# Supplied data:

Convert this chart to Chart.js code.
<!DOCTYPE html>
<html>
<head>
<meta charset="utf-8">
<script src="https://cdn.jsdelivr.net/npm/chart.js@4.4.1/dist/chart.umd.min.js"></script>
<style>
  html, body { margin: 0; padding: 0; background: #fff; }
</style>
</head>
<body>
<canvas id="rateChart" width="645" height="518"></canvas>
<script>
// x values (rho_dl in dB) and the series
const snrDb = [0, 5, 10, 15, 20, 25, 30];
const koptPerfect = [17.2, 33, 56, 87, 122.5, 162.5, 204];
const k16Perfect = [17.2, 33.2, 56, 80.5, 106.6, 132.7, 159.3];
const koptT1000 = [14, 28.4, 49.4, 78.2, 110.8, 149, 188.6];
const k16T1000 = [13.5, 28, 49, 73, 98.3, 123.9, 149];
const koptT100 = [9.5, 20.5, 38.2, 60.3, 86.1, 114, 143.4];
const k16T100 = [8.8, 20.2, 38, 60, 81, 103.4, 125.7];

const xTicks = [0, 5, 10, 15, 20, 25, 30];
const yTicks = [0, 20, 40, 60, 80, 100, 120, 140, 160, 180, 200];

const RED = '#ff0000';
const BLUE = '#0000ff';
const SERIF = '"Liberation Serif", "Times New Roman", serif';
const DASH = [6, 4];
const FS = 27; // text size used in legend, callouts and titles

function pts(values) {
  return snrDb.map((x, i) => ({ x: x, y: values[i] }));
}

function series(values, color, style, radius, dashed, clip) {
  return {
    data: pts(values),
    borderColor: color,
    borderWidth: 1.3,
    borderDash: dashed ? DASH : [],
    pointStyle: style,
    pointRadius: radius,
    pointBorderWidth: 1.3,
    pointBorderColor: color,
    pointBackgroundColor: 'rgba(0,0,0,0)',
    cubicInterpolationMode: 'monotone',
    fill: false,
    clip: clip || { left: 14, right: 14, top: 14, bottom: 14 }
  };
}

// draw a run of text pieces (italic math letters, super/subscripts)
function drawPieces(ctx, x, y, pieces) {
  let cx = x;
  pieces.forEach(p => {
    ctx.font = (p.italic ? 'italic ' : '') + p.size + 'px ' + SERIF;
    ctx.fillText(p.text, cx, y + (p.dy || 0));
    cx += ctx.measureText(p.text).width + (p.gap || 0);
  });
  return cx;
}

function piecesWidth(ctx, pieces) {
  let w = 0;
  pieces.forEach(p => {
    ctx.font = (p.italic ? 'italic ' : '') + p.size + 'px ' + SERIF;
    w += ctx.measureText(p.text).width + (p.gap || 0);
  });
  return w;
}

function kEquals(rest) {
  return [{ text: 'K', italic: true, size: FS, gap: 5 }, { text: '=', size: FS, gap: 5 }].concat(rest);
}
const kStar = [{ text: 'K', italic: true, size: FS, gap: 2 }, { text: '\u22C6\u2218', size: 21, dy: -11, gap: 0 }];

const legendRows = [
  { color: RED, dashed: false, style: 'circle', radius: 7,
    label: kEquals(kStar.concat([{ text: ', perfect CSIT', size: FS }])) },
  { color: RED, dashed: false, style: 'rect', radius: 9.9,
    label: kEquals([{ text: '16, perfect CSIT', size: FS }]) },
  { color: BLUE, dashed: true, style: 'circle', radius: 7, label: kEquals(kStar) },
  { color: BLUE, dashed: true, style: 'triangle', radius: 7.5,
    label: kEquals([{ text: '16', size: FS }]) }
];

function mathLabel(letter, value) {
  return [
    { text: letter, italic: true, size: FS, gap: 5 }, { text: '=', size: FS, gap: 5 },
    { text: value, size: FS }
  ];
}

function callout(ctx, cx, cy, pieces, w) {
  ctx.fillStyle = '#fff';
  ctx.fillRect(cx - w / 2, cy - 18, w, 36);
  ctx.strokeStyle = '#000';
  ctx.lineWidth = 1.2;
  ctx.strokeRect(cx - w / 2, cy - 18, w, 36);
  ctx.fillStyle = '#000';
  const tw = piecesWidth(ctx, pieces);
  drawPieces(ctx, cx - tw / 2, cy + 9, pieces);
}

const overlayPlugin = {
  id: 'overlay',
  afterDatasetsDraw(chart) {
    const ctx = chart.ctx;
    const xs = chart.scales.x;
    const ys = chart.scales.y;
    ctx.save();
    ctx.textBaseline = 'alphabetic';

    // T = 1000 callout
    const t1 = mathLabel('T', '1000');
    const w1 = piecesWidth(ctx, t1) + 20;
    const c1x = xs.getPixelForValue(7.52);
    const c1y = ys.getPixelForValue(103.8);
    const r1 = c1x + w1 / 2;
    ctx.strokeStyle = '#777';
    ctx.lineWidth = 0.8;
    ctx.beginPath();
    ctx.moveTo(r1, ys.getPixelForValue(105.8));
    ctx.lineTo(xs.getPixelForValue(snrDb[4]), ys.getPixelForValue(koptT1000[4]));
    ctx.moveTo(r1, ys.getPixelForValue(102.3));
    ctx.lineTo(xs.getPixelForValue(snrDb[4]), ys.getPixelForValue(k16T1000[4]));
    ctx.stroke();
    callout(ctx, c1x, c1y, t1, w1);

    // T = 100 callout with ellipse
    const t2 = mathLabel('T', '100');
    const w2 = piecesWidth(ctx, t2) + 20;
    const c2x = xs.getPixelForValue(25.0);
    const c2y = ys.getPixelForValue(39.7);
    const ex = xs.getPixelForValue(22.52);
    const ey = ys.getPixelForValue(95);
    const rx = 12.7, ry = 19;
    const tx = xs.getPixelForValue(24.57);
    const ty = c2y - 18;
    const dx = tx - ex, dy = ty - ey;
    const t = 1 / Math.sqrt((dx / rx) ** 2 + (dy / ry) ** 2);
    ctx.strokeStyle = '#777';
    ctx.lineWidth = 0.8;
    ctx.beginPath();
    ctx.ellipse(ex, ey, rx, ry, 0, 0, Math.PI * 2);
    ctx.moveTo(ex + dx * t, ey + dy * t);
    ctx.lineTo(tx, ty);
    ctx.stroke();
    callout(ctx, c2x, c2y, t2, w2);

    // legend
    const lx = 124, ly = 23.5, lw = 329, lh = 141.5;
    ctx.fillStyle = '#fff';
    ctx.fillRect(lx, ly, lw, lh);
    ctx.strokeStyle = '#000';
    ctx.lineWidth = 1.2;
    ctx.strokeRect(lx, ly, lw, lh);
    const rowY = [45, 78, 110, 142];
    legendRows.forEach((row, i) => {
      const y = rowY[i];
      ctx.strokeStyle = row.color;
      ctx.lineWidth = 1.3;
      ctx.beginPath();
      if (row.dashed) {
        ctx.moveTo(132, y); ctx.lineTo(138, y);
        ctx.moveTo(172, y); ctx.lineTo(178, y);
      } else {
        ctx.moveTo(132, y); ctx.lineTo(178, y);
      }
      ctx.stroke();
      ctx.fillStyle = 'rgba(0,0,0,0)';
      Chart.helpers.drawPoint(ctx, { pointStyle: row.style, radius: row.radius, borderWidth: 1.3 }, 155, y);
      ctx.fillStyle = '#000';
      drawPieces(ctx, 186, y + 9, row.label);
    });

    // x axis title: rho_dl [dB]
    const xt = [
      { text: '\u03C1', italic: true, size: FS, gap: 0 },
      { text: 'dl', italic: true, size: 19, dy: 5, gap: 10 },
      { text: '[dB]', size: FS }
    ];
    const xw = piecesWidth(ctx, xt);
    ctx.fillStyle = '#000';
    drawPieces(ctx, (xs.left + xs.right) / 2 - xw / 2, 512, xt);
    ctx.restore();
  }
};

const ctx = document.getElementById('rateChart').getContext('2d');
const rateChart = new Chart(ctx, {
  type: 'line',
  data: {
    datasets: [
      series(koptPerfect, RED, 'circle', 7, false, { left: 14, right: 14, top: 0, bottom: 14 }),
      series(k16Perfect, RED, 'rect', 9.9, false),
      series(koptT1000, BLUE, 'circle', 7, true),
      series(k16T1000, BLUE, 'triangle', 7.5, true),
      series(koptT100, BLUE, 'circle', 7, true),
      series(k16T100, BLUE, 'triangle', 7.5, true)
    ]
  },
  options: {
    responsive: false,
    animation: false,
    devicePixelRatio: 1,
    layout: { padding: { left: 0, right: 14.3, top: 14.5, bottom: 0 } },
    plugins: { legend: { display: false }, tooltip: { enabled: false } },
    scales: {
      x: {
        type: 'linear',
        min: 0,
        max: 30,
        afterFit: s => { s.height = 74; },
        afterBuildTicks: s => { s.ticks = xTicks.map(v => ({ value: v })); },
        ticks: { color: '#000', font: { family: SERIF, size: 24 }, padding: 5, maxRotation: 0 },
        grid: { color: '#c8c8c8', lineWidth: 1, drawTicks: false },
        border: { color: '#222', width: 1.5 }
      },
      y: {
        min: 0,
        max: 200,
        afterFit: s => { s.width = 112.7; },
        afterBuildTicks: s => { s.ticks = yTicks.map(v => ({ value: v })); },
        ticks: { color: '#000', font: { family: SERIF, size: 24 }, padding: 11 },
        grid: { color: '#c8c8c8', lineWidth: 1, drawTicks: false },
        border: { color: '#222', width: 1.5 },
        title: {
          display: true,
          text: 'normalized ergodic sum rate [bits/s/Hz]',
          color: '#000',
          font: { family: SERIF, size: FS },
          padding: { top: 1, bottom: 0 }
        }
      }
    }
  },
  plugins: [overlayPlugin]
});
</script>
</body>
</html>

# Given instruction:
Set down verbatim only the lines between the start of the data above and the line with "const k16T100 = [8.8, 20.2, 38, 60, 81, 103.4, 125.7];", both boundaries included.

# Full output:
Convert this chart to Chart.js code.
<!DOCTYPE html>
<html>
<head>
<meta charset="utf-8">
<script src="https://cdn.jsdelivr.net/npm/chart.js@4.4.1/dist/chart.umd.min.js"></script>
<style>
  html, body { margin: 0; padding: 0; background: #fff; }
</style>
</head>
<body>
<canvas id="rateChart" width="645" height="518"></canvas>
<script>
// x values (rho_dl in dB) and the series
const snrDb = [0, 5, 10, 15, 20, 25, 30];
const koptPerfect = [17.2, 33, 56, 87, 122.5, 162.5, 204];
const k16Perfect = [17.2, 33.2, 56, 80.5, 106.6, 132.7, 159.3];
const koptT1000 = [14, 28.4, 49.4, 78.2, 110.8, 149, 188.6];
const k16T1000 = [13.5, 28, 49, 73, 98.3, 123.9, 149];
const koptT100 = [9.5, 20.5, 38.2, 60.3, 86.1, 114, 143.4];
const k16T100 = [8.8, 20.2, 38, 60, 81, 103.4, 125.7];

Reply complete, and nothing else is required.